[Start]
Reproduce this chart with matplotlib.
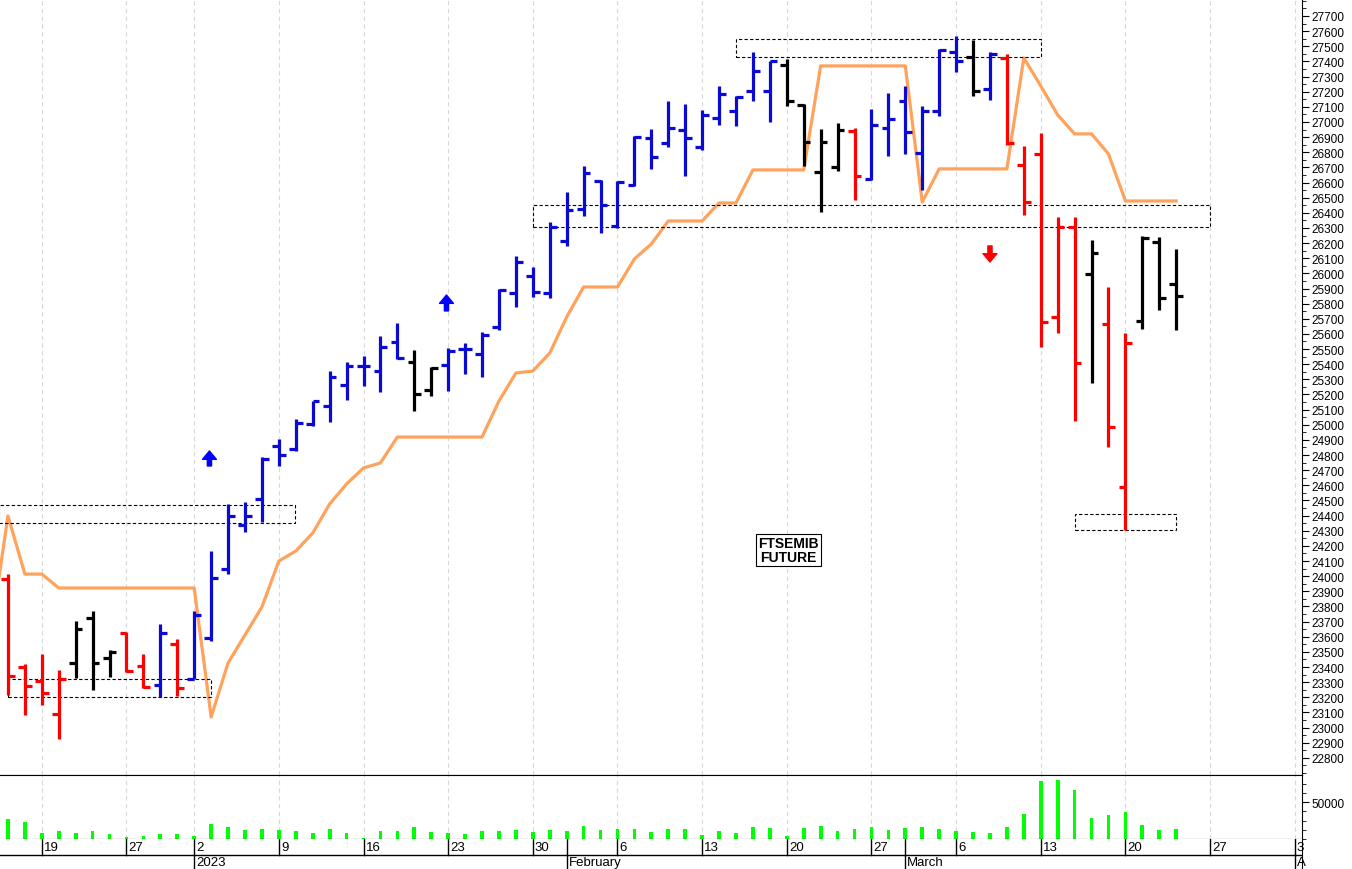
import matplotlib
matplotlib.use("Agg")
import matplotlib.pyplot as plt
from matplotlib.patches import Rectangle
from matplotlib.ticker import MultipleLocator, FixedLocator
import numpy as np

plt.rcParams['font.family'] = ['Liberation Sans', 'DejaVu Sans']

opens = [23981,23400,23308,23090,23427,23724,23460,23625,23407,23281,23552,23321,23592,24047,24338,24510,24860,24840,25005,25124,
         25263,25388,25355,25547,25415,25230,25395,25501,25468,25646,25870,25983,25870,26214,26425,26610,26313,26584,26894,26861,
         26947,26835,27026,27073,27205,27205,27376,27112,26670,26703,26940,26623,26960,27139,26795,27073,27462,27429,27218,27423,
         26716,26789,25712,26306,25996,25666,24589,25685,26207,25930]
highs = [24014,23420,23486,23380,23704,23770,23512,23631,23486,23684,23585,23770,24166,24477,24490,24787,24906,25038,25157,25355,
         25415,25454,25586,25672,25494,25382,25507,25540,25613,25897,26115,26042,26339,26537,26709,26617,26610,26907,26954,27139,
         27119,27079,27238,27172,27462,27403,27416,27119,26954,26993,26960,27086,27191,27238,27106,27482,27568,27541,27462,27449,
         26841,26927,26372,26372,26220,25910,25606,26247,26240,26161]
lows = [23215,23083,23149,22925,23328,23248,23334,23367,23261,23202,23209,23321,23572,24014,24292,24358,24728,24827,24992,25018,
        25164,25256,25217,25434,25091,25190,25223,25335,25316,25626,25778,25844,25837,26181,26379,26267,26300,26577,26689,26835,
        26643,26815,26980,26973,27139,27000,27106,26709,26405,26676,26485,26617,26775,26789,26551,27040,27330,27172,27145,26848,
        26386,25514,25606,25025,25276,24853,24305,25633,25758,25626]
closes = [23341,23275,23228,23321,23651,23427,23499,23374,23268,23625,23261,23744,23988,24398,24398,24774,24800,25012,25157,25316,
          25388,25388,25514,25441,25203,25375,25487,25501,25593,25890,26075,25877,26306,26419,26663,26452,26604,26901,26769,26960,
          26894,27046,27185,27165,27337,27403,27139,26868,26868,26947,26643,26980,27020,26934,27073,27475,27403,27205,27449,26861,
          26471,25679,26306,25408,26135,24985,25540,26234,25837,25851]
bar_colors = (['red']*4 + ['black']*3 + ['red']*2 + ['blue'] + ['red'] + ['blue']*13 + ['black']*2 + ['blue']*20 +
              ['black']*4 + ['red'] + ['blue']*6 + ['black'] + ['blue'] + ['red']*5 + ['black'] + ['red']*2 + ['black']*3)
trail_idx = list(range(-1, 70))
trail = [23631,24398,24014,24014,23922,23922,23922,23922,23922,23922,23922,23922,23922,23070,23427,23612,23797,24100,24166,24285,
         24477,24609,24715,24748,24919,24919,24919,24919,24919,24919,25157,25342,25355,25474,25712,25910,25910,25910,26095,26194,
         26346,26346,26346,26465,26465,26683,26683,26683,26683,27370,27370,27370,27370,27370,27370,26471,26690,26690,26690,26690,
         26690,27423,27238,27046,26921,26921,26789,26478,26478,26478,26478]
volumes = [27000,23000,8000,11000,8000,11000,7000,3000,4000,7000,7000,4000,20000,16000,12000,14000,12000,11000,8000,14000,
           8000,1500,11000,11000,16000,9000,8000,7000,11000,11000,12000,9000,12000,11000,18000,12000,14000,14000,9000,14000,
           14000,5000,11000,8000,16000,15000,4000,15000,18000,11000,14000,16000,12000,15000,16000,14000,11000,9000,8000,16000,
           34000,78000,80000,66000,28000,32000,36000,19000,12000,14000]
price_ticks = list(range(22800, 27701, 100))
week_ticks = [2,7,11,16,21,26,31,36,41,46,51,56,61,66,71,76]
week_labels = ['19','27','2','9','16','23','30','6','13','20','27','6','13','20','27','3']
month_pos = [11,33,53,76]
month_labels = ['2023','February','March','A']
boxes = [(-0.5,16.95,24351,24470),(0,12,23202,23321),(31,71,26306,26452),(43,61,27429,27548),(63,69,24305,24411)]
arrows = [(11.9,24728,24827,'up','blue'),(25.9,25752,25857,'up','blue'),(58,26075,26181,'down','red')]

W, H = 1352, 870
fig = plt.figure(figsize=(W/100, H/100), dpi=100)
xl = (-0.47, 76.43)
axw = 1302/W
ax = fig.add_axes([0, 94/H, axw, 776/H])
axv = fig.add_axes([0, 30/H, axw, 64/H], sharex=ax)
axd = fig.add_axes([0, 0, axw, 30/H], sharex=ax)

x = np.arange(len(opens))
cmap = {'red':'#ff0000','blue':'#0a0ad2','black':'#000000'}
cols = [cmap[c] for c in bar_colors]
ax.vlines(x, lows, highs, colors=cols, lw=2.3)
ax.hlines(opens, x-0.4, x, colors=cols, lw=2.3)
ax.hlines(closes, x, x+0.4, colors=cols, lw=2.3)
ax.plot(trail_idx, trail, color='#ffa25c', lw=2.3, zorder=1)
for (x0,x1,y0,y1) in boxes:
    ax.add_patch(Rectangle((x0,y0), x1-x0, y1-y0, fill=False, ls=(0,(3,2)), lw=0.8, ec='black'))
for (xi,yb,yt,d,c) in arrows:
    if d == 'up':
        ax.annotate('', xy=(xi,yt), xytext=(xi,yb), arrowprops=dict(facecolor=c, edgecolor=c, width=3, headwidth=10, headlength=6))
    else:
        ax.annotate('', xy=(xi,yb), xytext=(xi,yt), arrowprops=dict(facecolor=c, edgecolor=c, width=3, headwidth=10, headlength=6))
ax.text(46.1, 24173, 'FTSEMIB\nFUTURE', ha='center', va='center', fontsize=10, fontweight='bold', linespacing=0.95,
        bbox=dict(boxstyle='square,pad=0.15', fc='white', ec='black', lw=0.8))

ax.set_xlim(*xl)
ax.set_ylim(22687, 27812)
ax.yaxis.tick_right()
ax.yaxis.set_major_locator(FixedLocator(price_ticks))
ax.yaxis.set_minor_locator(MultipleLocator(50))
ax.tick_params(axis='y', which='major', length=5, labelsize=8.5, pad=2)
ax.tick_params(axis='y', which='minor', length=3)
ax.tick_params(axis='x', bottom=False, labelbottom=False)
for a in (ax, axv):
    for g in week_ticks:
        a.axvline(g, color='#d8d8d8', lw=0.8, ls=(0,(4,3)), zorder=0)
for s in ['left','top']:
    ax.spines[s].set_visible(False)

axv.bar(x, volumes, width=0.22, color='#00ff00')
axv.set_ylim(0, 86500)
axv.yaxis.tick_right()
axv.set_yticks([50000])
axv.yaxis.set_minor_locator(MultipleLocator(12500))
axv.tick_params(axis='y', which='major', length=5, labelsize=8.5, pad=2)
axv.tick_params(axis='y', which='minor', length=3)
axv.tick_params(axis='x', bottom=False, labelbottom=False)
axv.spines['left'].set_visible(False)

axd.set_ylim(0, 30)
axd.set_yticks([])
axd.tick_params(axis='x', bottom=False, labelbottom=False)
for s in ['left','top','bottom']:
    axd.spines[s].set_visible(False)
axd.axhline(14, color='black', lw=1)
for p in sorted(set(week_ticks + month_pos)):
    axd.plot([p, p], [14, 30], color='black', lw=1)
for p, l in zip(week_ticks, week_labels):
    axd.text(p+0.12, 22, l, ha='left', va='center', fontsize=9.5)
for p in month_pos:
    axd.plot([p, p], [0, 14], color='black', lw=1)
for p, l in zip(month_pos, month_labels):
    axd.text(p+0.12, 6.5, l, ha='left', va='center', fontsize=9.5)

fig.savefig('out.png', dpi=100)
[End]
Everything from the first line of the listing above through the line that contains "plt.rcParams['font.family'] = ['Liberation" is to be restated word for word, minus the pictures.

▶ Right answer
Reproduce this chart with matplotlib.
import matplotlib
matplotlib.use("Agg")
import matplotlib.pyplot as plt
from matplotlib.patches import Rectangle
from matplotlib.ticker import MultipleLocator, FixedLocator
import numpy as np

plt.rcParams['font.family'] = ['Liberation Sans', 'DejaVu Sans']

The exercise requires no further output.